Human immunodeficiency virus reverse transcriptase. Expression in Escherichia coli, purification, and characterization of a functionally and structurally asymmetric dimeric polymerase.


Human immunodeficiency virus (HIV) reverse transcriptase isolated from viral particles contains two subunits, p51 and p66. We have produced both subunits in separate Escherichia coli strains using expression vectors. Stop codons were placed immediately after the codon for the carboxyl-terminal residue of the mature processed p51 and p66 subunits found in viral particles. Insertion of a methionine in front of the HIV protease cleavage site in the recombinant protein enabled synthesis of both subunits with the natural amino-terminal proline, since E. coli methionine aminopeptidase cleaves a Met-Pro amino-terminal linkage.
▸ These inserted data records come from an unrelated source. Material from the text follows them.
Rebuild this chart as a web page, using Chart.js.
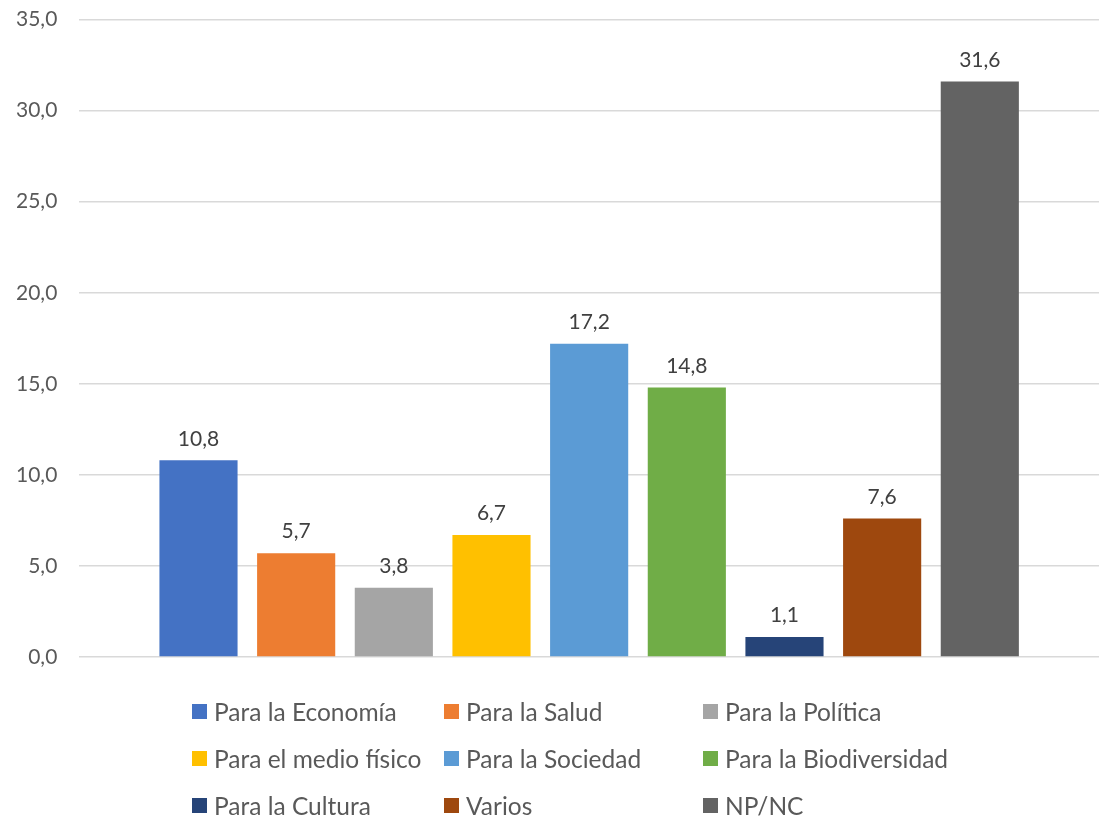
<!DOCTYPE html>
<html>
<head>
<meta charset="utf-8">
<script src="https://cdn.jsdelivr.net/npm/chart.js@4/dist/chart.umd.min.js"></script>
<style>
  html, body { margin: 0; padding: 0; background: #fff; overflow: hidden; }
  #wrap { position: relative; width: 1099px; height: 819px; overflow: hidden; }
  #c { position: absolute; left: 0; top: -15px; }
  #legend {
    position: absolute; left: 192px; top: 688px;
    display: grid; grid-template-columns: 252px 259px 260px;
    grid-auto-rows: 47px;
    font-family: Lato, "Open Sans", sans-serif; font-size: 24.5px; color: #595959;
  }
  .item { display: flex; align-items: center; height: 47px; white-space: nowrap; }
  .sw { width: 15px; height: 15px; margin-right: 7px; flex: none; }
</style>
</head>
<body>
<div id="wrap">
  <canvas id="c" width="1099" height="834"></canvas>
  <div id="legend"></div>
</div>
<script>
const seriesLabels = ["Para la Economía", "Para la Salud", "Para la Política", "Para el medio físico", "Para la Sociedad", "Para la Biodiversidad", "Para la Cultura", "Varios", "NP/NC"];
const seriesValues = [10.8, 5.7, 3.8, 6.7, 17.2, 14.8, 1.1, 7.6, 31.6];
const seriesColors = ["#4472C4", "#ED7D31", "#A5A5A5", "#FFC000", "#5B9BD5", "#70AD47", "#264478", "#9E480E", "#636363"];
const yTickMax = 35;
const yTickStep = 5;

const fmt = v => v.toFixed(1).replace('.', ',');

const datasets = seriesLabels.map((lab, i) => ({
  label: lab,
  data: [seriesValues[i]],
  backgroundColor: seriesColors[i],
  borderWidth: 0,
  categoryPercentage: 0.862,
  barPercentage: 0.8
}));

const valueLabels = {
  id: 'valueLabels',
  afterDatasetsDraw(chart) {
    const ctx = chart.ctx;
    ctx.save();
    ctx.font = '21px Lato, "Open Sans", sans-serif';
    ctx.fillStyle = '#404040';
    ctx.textAlign = 'center';
    ctx.textBaseline = 'bottom';
    chart.data.datasets.forEach((ds, i) => {
      const meta = chart.getDatasetMeta(i);
      meta.data.forEach((el, j) => {
        ctx.fillText(fmt(ds.data[j]), el.x, el.y - 11);
      });
    });
    ctx.restore();
  }
};

const chart = new Chart(document.getElementById('c'), {
  type: 'bar',
  data: { labels: [''], datasets },
  options: {
    responsive: false,
    animation: false,
    layout: { padding: { left: -6, right: 0, top: 0, bottom: 162 } },
    plugins: { legend: { display: false }, tooltip: { enabled: false } },
    scales: {
      x: { display: false, grid: { display: false } },
      y: {
        min: 0, max: yTickMax,
        border: { display: false },
        grid: { color: '#D9D9D9', lineWidth: 1.5, drawTicks: false },
        ticks: {
          stepSize: yTickStep, padding: 22, color: '#595959',
          font: { family: 'Lato, "Open Sans", sans-serif', size: 21 },
          callback: v => fmt(v)
        }
      }
    }
  },
  plugins: [valueLabels]
});

const legend = document.getElementById('legend');
chart.data.datasets.forEach(ds => {
  const d = document.createElement('div');
  d.className = 'item';
  const s = document.createElement('span');
  s.className = 'sw';
  s.style.background = ds.backgroundColor;
  const t = document.createElement('span');
  t.textContent = ds.label;
  d.appendChild(s); d.appendChild(t);
  legend.appendChild(d);
});
</script>
</body>
</html>
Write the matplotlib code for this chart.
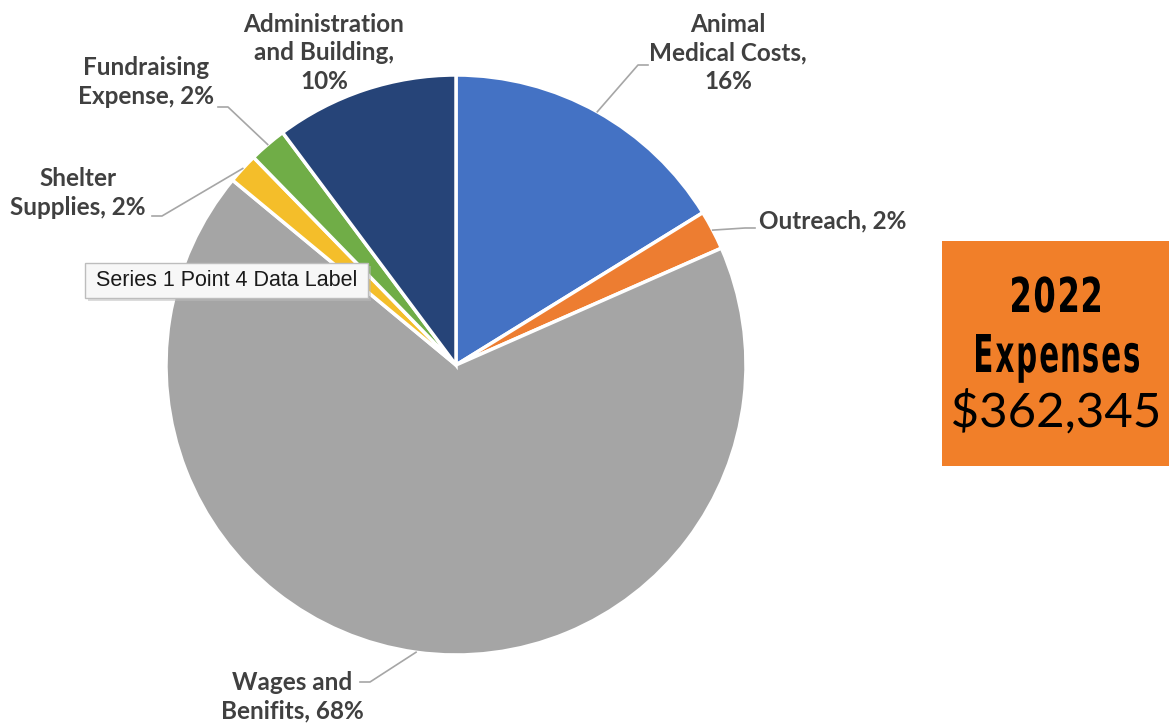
import numpy as np
import matplotlib.pyplot as plt
from matplotlib.patches import Rectangle, PathPatch
from matplotlib.textpath import TextPath
from matplotlib.font_manager import FontProperties
from matplotlib.path import Path
from matplotlib.transforms import Affine2D

# Données (parts en %)
categories = ['Animal\nMedical Costs', 'Outreach', 'Wages and\nBenifits',
              'Shelter\nSupplies', 'Fundraising\nExpense', 'Administration\nand Building']
shares = [16.2, 2.2, 67.6, 1.7, 2.1, 10.2]
colors = ['#4472C4', '#ED7D31', '#A5A5A5', '#F4BE2A', '#70AD47', '#264478']
total_title = ['2022', 'Expenses']
total_amount = '$362,345'

W, H = 1169, 727
fig = plt.figure(figsize=(W / 100, H / 100), dpi=100)
ax = fig.add_axes([0, 0, 1, 1])

cx, cy, r = 456, H - 365, 290
wedges, _ = ax.pie(shares, colors=colors, startangle=90, counterclock=False,
                   center=(cx, cy), radius=r, frame=True,
                   wedgeprops=dict(edgecolor='white', linewidth=2.5))
ax.set_xlim(0, W)
ax.set_ylim(0, H)
ax.set_aspect('equal')
ax.axis('off')

# Étiquettes : centre du texte, coude de la ligne
label_pos = [
    (728, H - 53, (648, H - 65)),
    (833, H - 221, (755, H - 228)),
    (292, H - 697, (360, H - 682)),
    (78, H - 193, (152, H - 216)),
    (146, H - 82, (218, H - 107)),
    (324, H - 53, None),
]
pct = [f"{round(s)}%" for s in shares]
for w, cat, p, (tx, ty, elbow) in zip(wedges, categories, pct, label_pos):
    if cat.split('\n')[0] in ('Animal', 'Administration'):
        txt = cat + ',\n' + p
    else:
        txt = cat + ', ' + p
    ax.text(tx, ty, txt, ha='center', va='center', fontsize=17.5, fontweight='bold',
            family='Lato', color='#404040', linespacing=1.3)
    if elbow is not None:
        ang = np.deg2rad((w.theta1 + w.theta2) / 2)
        x0 = cx + r * np.cos(ang)
        y0 = cy + r * np.sin(ang)
        ex, ey = elbow
        dx = 10 if ex < x0 else -10
        ax.plot([x0, ex + dx, ex], [y0, ey, ey], color='#A6A6A6', lw=1.2)

# Info-bulle
ax.add_patch(Rectangle((88, H - 301), 283, 35, facecolor='#BBBBBB',
                       edgecolor='none', alpha=0.5, zorder=4))
ax.add_patch(Rectangle((85, H - 298), 283, 35, facecolor='#F7F7F7',
                       edgecolor='#BDBDBD', lw=1, zorder=5))
ax.text(227, H - 281, 'Series 1 Point 4 Data Label', ha='center', va='center',
        fontsize=15.5, family='Liberation Sans', color='#1a1a1a', zorder=6)


def path_text(s, x0, x1, ybase, cap, fp, gap=None):
    # texte dessiné comme chemin, ajusté à une largeur et une hauteur données
    if gap is None:
        tp = TextPath((0, 0), s, size=1, prop=fp)
    else:
        x = 0
        parts = []
        for ch in s:
            p = TextPath((0, 0), ch, size=1, prop=fp)
            e = p.get_extents()
            parts.append(p.transformed(Affine2D().translate(x - e.x0, 0)))
            x += e.width + gap
        tp = Path.make_compound_path(*parts)
    e = tp.get_extents()
    capref = TextPath((0, 0), 'H', size=1, prop=fp).get_extents().height
    sx = (x1 - x0) / e.width
    sy = cap / capref
    tr = Affine2D().translate(-e.x0, 0).scale(sx, sy).translate(x0, ybase)
    ax.add_patch(PathPatch(tr.transform_path(tp), facecolor='black',
                           edgecolor='none', zorder=4))


# Encadré orange
ax.add_patch(Rectangle((942, H - 466), 240, 225, facecolor='#F17F29',
                       edgecolor='none', zorder=3))
bold_fp = FontProperties(family='DejaVu Sans', weight='bold')
light_fp = FontProperties(family='Lato', weight='normal')
path_text(total_title[0], 1012, 1100, H - 312, 35, bold_fp, gap=0.18)
path_text(total_title[1], 976, 1139, H - 372, 38, bold_fp, gap=0.16)
path_text(total_amount, 953, 1158, H - 427, 34, light_fp)

fig.savefig('out.png', dpi=100)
That this occurred to an extent greater than 95% was confirmed by sequencing the purified subunits. Examination of the activities of the individual p51 and p66 subunits on a variety of templates and under solution conditions optimized for each subunit revealed a significant catalytic activity for the natural p51 subunit. This result contrasts to results reported earlier for many recombinant forms without the natural amino and/or carboxyl termini. As expected from earlier work, the optimal homopolymeric template for the p66 subunit was poly(rA). For the p51 subunit, poly(dC) was found to be the optimal template; its activity is 2- to 4-fold greater than p66 on poly(dC). The p51 subunit is 13- to 50-fold less active on poly(rC). These findings are discussed in the context of our earlier hypothesis (McHenry, C. S. (1989) in Molecular Biology of Chromosome Function (Adolph, K., ed) Chap. 5, Springer-Verlag, New York) that the HIV reverse transcriptase might be functionally asymmetric with distinct plus- and minus-strand polymerases.